WORK INSTRUCTIONS. Repeat exactly the lines running from the first line of the data to the line containing "ax = fig.add_axes([0.132, 0.276, 0.821, 0.566])", both ends included, and nothing else; drop the pictures.
>> Begin DATA
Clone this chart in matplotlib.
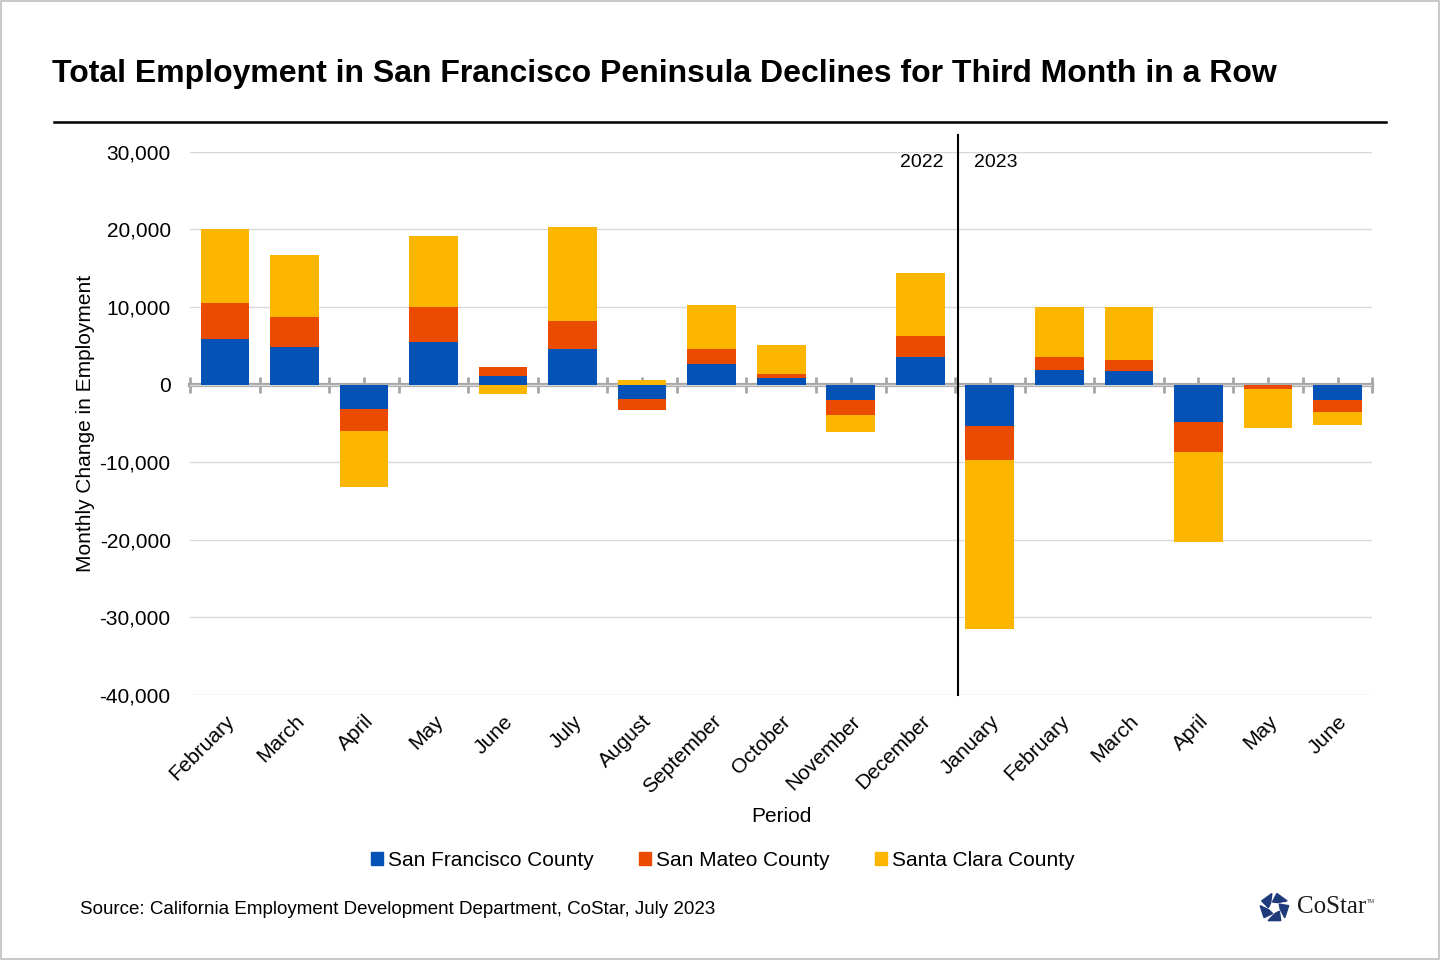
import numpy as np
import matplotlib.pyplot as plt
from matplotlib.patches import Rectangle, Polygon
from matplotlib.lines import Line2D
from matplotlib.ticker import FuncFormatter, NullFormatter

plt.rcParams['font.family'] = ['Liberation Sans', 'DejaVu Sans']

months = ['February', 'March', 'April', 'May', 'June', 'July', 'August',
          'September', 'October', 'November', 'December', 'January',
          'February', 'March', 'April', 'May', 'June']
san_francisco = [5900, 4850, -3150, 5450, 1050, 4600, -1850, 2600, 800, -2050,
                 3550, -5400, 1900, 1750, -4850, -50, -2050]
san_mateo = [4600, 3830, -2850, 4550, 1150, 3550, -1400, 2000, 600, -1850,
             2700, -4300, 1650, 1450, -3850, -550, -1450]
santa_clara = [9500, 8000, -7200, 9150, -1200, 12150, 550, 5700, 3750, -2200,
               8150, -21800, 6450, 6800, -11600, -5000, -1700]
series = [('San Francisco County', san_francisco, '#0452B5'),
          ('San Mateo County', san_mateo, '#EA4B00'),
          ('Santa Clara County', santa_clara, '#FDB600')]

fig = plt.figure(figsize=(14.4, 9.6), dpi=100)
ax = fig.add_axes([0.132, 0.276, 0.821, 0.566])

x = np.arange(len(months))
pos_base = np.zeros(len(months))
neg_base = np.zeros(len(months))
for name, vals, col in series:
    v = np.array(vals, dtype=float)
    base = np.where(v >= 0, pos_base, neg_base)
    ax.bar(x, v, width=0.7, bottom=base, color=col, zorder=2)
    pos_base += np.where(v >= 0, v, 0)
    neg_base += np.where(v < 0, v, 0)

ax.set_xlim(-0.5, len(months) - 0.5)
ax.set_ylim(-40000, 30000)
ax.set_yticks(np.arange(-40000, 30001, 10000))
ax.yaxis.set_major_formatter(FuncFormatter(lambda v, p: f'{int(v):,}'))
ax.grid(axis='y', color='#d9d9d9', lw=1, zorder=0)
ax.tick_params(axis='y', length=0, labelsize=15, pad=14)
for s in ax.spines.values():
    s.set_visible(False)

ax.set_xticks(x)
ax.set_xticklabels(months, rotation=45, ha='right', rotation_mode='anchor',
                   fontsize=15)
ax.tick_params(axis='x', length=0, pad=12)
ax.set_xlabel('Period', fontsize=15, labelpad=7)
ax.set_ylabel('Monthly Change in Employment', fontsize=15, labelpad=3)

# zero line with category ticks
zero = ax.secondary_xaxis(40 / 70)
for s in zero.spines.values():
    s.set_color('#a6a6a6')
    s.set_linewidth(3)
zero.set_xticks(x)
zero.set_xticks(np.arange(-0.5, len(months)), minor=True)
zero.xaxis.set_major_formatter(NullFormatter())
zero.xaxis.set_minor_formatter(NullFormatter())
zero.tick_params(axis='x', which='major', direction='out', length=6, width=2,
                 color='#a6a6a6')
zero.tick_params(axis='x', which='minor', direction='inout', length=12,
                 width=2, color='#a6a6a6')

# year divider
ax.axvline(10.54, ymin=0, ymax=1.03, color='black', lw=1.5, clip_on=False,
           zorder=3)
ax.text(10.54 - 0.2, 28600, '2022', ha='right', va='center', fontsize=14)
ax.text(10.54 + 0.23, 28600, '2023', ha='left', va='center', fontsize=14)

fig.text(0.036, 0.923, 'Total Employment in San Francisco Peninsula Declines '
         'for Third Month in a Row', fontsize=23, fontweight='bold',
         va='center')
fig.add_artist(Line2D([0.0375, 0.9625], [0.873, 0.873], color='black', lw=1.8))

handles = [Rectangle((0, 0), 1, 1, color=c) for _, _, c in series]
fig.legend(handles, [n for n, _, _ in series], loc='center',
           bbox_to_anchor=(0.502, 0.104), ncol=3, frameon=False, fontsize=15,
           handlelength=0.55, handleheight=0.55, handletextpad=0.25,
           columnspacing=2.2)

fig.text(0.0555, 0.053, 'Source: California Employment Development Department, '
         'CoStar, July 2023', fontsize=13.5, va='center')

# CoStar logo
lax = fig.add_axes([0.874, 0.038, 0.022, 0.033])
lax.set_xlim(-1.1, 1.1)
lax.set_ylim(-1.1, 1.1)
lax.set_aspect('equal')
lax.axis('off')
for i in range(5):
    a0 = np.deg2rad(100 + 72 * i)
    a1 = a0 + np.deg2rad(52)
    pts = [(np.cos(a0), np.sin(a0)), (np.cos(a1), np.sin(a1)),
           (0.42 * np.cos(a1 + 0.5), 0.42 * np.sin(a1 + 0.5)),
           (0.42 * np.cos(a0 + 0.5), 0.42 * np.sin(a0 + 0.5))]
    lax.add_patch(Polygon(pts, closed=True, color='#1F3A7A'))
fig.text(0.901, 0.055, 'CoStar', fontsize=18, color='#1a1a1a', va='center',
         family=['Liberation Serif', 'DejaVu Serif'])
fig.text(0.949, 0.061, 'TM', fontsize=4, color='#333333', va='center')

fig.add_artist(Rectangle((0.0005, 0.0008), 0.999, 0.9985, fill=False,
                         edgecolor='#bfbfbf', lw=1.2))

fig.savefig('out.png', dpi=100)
>> End DATA
FULL OUTPUT.
Clone this chart in matplotlib.
import numpy as np
import matplotlib.pyplot as plt
from matplotlib.patches import Rectangle, Polygon
from matplotlib.lines import Line2D
from matplotlib.ticker import FuncFormatter, NullFormatter

plt.rcParams['font.family'] = ['Liberation Sans', 'DejaVu Sans']

months = ['February', 'March', 'April', 'May', 'June', 'July', 'August',
          'September', 'October', 'November', 'December', 'January',
          'February', 'March', 'April', 'May', 'June']
san_francisco = [5900, 4850, -3150, 5450, 1050, 4600, -1850, 2600, 800, -2050,
                 3550, -5400, 1900, 1750, -4850, -50, -2050]
san_mateo = [4600, 3830, -2850, 4550, 1150, 3550, -1400, 2000, 600, -1850,
             2700, -4300, 1650, 1450, -3850, -550, -1450]
santa_clara = [9500, 8000, -7200, 9150, -1200, 12150, 550, 5700, 3750, -2200,
               8150, -21800, 6450, 6800, -11600, -5000, -1700]
series = [('San Francisco County', san_francisco, '#0452B5'),
          ('San Mateo County', san_mateo, '#EA4B00'),
          ('Santa Clara County', santa_clara, '#FDB600')]

fig = plt.figure(figsize=(14.4, 9.6), dpi=100)
ax = fig.add_axes([0.132, 0.276, 0.821, 0.566])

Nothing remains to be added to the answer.